Exercise task:
Please repeat all of the lines that follow, exactly as written.

╔══

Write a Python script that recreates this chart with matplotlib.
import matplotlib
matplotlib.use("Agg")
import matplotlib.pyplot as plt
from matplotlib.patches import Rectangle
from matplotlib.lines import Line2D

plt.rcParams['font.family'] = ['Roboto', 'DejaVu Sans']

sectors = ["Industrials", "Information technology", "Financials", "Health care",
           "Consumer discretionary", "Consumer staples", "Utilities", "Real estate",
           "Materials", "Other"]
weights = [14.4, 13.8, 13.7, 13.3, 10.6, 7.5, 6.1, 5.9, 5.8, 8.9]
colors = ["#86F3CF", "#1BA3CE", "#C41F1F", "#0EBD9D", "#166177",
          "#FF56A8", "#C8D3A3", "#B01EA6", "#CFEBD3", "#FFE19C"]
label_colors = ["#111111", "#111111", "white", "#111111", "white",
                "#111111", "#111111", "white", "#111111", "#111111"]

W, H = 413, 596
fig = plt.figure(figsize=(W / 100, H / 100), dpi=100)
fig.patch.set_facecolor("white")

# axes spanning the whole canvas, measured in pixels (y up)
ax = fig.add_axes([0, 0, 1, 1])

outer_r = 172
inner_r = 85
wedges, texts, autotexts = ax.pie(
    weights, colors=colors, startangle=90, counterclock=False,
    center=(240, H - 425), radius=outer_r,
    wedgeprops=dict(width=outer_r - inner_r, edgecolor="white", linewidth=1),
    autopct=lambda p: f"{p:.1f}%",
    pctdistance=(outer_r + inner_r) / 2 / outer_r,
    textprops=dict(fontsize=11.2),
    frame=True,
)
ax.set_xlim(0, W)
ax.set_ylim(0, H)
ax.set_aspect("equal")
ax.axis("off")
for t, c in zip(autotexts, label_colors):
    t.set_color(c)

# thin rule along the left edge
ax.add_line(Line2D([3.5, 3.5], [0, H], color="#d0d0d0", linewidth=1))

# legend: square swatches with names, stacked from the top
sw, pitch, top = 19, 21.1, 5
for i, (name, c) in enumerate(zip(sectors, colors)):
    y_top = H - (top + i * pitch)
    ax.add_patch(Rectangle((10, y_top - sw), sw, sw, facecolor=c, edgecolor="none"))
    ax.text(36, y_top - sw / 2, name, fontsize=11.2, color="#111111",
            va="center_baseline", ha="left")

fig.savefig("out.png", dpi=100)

╚══

Solution to this task:
Write a Python script that recreates this chart with matplotlib.
import matplotlib
matplotlib.use("Agg")
import matplotlib.pyplot as plt
from matplotlib.patches import Rectangle
from matplotlib.lines import Line2D

plt.rcParams['font.family'] = ['Roboto', 'DejaVu Sans']

sectors = ["Industrials", "Information technology", "Financials", "Health care",
           "Consumer discretionary", "Consumer staples", "Utilities", "Real estate",
           "Materials", "Other"]
weights = [14.4, 13.8, 13.7, 13.3, 10.6, 7.5, 6.1, 5.9, 5.8, 8.9]
colors = ["#86F3CF", "#1BA3CE", "#C41F1F", "#0EBD9D", "#166177",
          "#FF56A8", "#C8D3A3", "#B01EA6", "#CFEBD3", "#FFE19C"]
label_colors = ["#111111", "#111111", "white", "#111111", "white",
                "#111111", "#111111", "white", "#111111", "#111111"]

W, H = 413, 596
fig = plt.figure(figsize=(W / 100, H / 100), dpi=100)
fig.patch.set_facecolor("white")

# axes spanning the whole canvas, measured in pixels (y up)
ax = fig.add_axes([0, 0, 1, 1])

outer_r = 172
inner_r = 85
wedges, texts, autotexts = ax.pie(
    weights, colors=colors, startangle=90, counterclock=False,
    center=(240, H - 425), radius=outer_r,
    wedgeprops=dict(width=outer_r - inner_r, edgecolor="white", linewidth=1),
    autopct=lambda p: f"{p:.1f}%",
    pctdistance=(outer_r + inner_r) / 2 / outer_r,
    textprops=dict(fontsize=11.2),
    frame=True,
)
ax.set_xlim(0, W)
ax.set_ylim(0, H)
ax.set_aspect("equal")
ax.axis("off")
for t, c in zip(autotexts, label_colors):
    t.set_color(c)

# thin rule along the left edge
ax.add_line(Line2D([3.5, 3.5], [0, H], color="#d0d0d0", linewidth=1))

# legend: square swatches with names, stacked from the top
sw, pitch, top = 19, 21.1, 5
for i, (name, c) in enumerate(zip(sectors, colors)):
    y_top = H - (top + i * pitch)
    ax.add_patch(Rectangle((10, y_top - sw), sw, sw, facecolor=c, edgecolor="none"))
    ax.text(36, y_top - sw / 2, name, fontsize=11.2, color="#111111",
            va="center_baseline", ha="left")

fig.savefig("out.png", dpi=100)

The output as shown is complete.